Data block:
# # #

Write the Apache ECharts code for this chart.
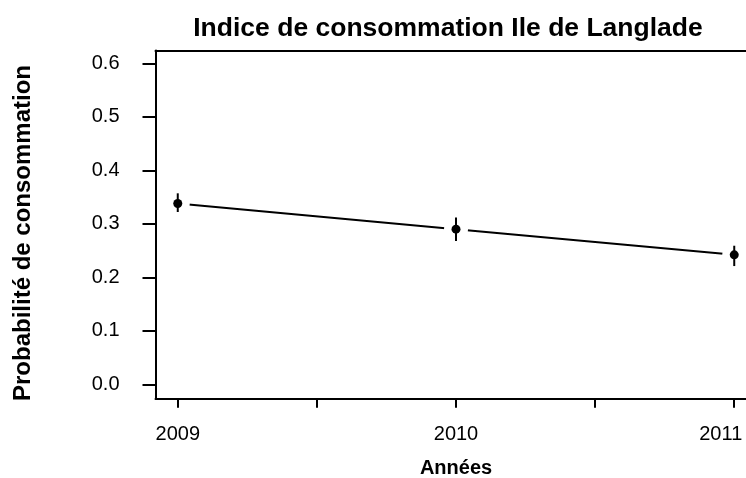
<!DOCTYPE html>
<html>
<head>
<meta charset="utf-8">
<script src="https://cdn.jsdelivr.net/npm/echarts@6/dist/echarts.min.js"></script>
<style>
  html, body { margin: 0; padding: 0; background: #fff; overflow: hidden; }
  #chart { width: 746px; height: 478px; overflow: hidden; }
</style>
</head>
<body>
<div id="chart"></div>
<script>
// Consumption index by year, with confidence interval
var years = [2009, 2010, 2011];
var prob = [0.338, 0.290, 0.242];
var lower = [0.322, 0.268, 0.221];
var upper = [0.357, 0.312, 0.259];

var xTicks = [2009, 2009.5, 2010, 2010.5, 2011];
var xLabels = [2009, 2010, 2011];
var yTicks = [0, 0.1, 0.2, 0.3, 0.4, 0.5, 0.6];

var FONT = '"Liberation Sans", Arial, Helvetica, sans-serif';
var X_MIN = 2008.92, X_MAX = 2011.08;

var points = years.map(function (y, i) { return [y, prob[i]]; });
var bars = years.map(function (y, i) { return [y, lower[i], upper[i]]; });

var chart = echarts.init(document.getElementById('chart'), null, { renderer: 'canvas', width: 746, height: 478 });

chart.setOption({
  animation: false,
  backgroundColor: '#fff',
  title: {
    text: 'Indice de consommation Ile de Langlade',
    left: 443,
    top: 10,
    textAlign: 'center',
    textStyle: { fontFamily: FONT, fontSize: 26.5, fontWeight: 'bold', color: '#000' }
  },
  graphic: [{
    type: 'text',
    x: 23,
    y: 233,
    rotation: Math.PI / 2,
    style: {
      text: 'Probabilité de consommation',
      fontFamily: FONT,
      fontSize: 24,
      fontWeight: 'bold',
      fill: '#000',
      align: 'center',
      verticalAlign: 'middle'
    }
  }],
  grid: {
    left: 155.5,
    top: 50.5,
    right: -10.5,
    bottom: 79.3,
    outerBoundsMode: 'none',
    containLabel: false,
    show: false
  },
  xAxis: [{
    type: 'value',
    position: 'bottom',
    min: X_MIN,
    max: X_MAX,
    name: 'Années',
    nameLocation: 'middle',
    nameGap: 60,
    nameTextStyle: { fontFamily: FONT, fontSize: 20, fontWeight: 'bold', color: '#000' },
    axisLine: { show: true, onZero: false, lineStyle: { color: '#000', width: 2 } },
    splitLine: { show: false },
    axisTick: {
      show: true,
      length: 9,
      customValues: xTicks,
      lineStyle: { color: '#000', width: 2 }
    },
    axisLabel: {
      customValues: xLabels,
      margin: 26,
      fontFamily: FONT,
      fontSize: 20,
      color: '#000',
      formatter: function (v) {
        // the last year label sits flush with the right edge of the canvas
        return v === 2011 ? '{end|' + v + '}' : String(v);
      },
      rich: {
        end: { fontFamily: FONT, fontSize: 20, color: '#000', width: 70, align: 'left' }
      }
    }
  }, {
    // top border of the plot frame
    type: 'value',
    position: 'top',
    min: X_MIN,
    max: X_MAX,
    axisLine: { show: true, onZero: false, lineStyle: { color: '#000', width: 2 } },
    axisTick: { show: false },
    axisLabel: { show: false },
    splitLine: { show: false }
  }],
  yAxis: {
    type: 'value',
    min: -0.027,
    max: 0.624,
    axisLine: { show: true, onZero: false, lineStyle: { color: '#000', width: 2 } },
    splitLine: { show: false },
    axisTick: {
      show: true,
      length: 13,
      customValues: yTicks,
      lineStyle: { color: '#000', width: 2 }
    },
    axisLabel: {
      customValues: yTicks,
      margin: 36,
      fontFamily: FONT,
      fontSize: 20,
      color: '#000',
      formatter: function (v) { return v.toFixed(1); }
    }
  },
  series: [
    {
      // connecting line
      type: 'line',
      data: points,
      symbol: 'none',
      lineStyle: { color: '#000', width: 2 },
      z: 1,
      silent: true
    },
    {
      // white gap around each point on the line
      type: 'scatter',
      data: points,
      symbol: 'circle',
      symbolSize: 24,
      itemStyle: { color: '#fff', opacity: 1 },
      z: 2,
      silent: true
    },
    {
      // vertical interval bars
      type: 'custom',
      data: bars,
      z: 3,
      silent: true,
      renderItem: function (params, api) {
        var x = api.value(0);
        var lo = api.coord([x, api.value(1)]);
        var hi = api.coord([x, api.value(2)]);
        return {
          type: 'line',
          shape: { x1: lo[0], y1: lo[1], x2: hi[0], y2: hi[1] },
          style: { stroke: '#000', lineWidth: 2 }
        };
      }
    },
    {
      // point estimates
      type: 'scatter',
      data: points,
      symbol: 'circle',
      symbolSize: 9,
      itemStyle: { color: '#000', opacity: 1 },
      z: 4,
      silent: true
    }
  ]
});
</script>
</body>
</html>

# # #

Task prompt:
Repeat the lines above exactly, and keep every picture out.

Answer to the problem:
Write the Apache ECharts code for this chart.
<!DOCTYPE html>
<html>
<head>
<meta charset="utf-8">
<script src="https://cdn.jsdelivr.net/npm/echarts@6/dist/echarts.min.js"></script>
<style>
  html, body { margin: 0; padding: 0; background: #fff; overflow: hidden; }
  #chart { width: 746px; height: 478px; overflow: hidden; }
</style>
</head>
<body>
<div id="chart"></div>
<script>
// Consumption index by year, with confidence interval
var years = [2009, 2010, 2011];
var prob = [0.338, 0.290, 0.242];
var lower = [0.322, 0.268, 0.221];
var upper = [0.357, 0.312, 0.259];

var xTicks = [2009, 2009.5, 2010, 2010.5, 2011];
var xLabels = [2009, 2010, 2011];
var yTicks = [0, 0.1, 0.2, 0.3, 0.4, 0.5, 0.6];

var FONT = '"Liberation Sans", Arial, Helvetica, sans-serif';
var X_MIN = 2008.92, X_MAX = 2011.08;

var points = years.map(function (y, i) { return [y, prob[i]]; });
var bars = years.map(function (y, i) { return [y, lower[i], upper[i]]; });

var chart = echarts.init(document.getElementById('chart'), null, { renderer: 'canvas', width: 746, height: 478 });

chart.setOption({
  animation: false,
  backgroundColor: '#fff',
  title: {
    text: 'Indice de consommation Ile de Langlade',
    left: 443,
    top: 10,
    textAlign: 'center',
    textStyle: { fontFamily: FONT, fontSize: 26.5, fontWeight: 'bold', color: '#000' }
  },
  graphic: [{
    type: 'text',
    x: 23,
    y: 233,
    rotation: Math.PI / 2,
    style: {
      text: 'Probabilité de consommation',
      fontFamily: FONT,
      fontSize: 24,
      fontWeight: 'bold',
      fill: '#000',
      align: 'center',
      verticalAlign: 'middle'
    }
  }],
  grid: {
    left: 155.5,
    top: 50.5,
    right: -10.5,
    bottom: 79.3,
    outerBoundsMode: 'none',
    containLabel: false,
    show: false
  },
  xAxis: [{
    type: 'value',
    position: 'bottom',
    min: X_MIN,
    max: X_MAX,
    name: 'Années',
    nameLocation: 'middle',
    nameGap: 60,
    nameTextStyle: { fontFamily: FONT, fontSize: 20, fontWeight: 'bold', color: '#000' },
    axisLine: { show: true, onZero: false, lineStyle: { color: '#000', width: 2 } },
    splitLine: { show: false },
    axisTick: {
      show: true,
      length: 9,
      customValues: xTicks,
      lineStyle: { color: '#000', width: 2 }
    },
    axisLabel: {
      customValues: xLabels,
      margin: 26,
      fontFamily: FONT,
      fontSize: 20,
      color: '#000',
      formatter: function (v) {
        // the last year label sits flush with the right edge of the canvas
        return v === 2011 ? '{end|' + v + '}' : String(v);
      },
      rich: {
        end: { fontFamily: FONT, fontSize: 20, color: '#000', width: 70, align: 'left' }
      }
    }
  }, {
    // top border of the plot frame
    type: 'value',
    position: 'top',
    min: X_MIN,
    max: X_MAX,
    axisLine: { show: true, onZero: false, lineStyle: { color: '#000', width: 2 } },
    axisTick: { show: false },
    axisLabel: { show: false },
    splitLine: { show: false }
  }],
  yAxis: {
    type: 'value',
    min: -0.027,
    max: 0.624,
    axisLine: { show: true, onZero: false, lineStyle: { color: '#000', width: 2 } },
    splitLine: { show: false },
    axisTick: {
      show: true,
      length: 13,
      customValues: yTicks,
      lineStyle: { color: '#000', width: 2 }
    },
    axisLabel: {
      customValues: yTicks,
      margin: 36,
      fontFamily: FONT,
      fontSize: 20,
      color: '#000',
      formatter: function (v) { return v.toFixed(1); }
    }
  },
  series: [
    {
      // connecting line
      type: 'line',
      data: points,
      symbol: 'none',
      lineStyle: { color: '#000', width: 2 },
      z: 1,
      silent: true
    },
    {
      // white gap around each point on the line
      type: 'scatter',
      data: points,
      symbol: 'circle',
      symbolSize: 24,
      itemStyle: { color: '#fff', opacity: 1 },
      z: 2,
      silent: true
    },
    {
      // vertical interval bars
      type: 'custom',
      data: bars,
      z: 3,
      silent: true,
      renderItem: function (params, api) {
        var x = api.value(0);
        var lo = api.coord([x, api.value(1)]);
        var hi = api.coord([x, api.value(2)]);
        return {
          type: 'line',
          shape: { x1: lo[0], y1: lo[1], x2: hi[0], y2: hi[1] },
          style: { stroke: '#000', lineWidth: 2 }
        };
      }
    },
    {
      // point estimates
      type: 'scatter',
      data: points,
      symbol: 'circle',
      symbolSize: 9,
      itemStyle: { color: '#000', opacity: 1 },
      z: 4,
      silent: true
    }
  ]
});
</script>
</body>
</html>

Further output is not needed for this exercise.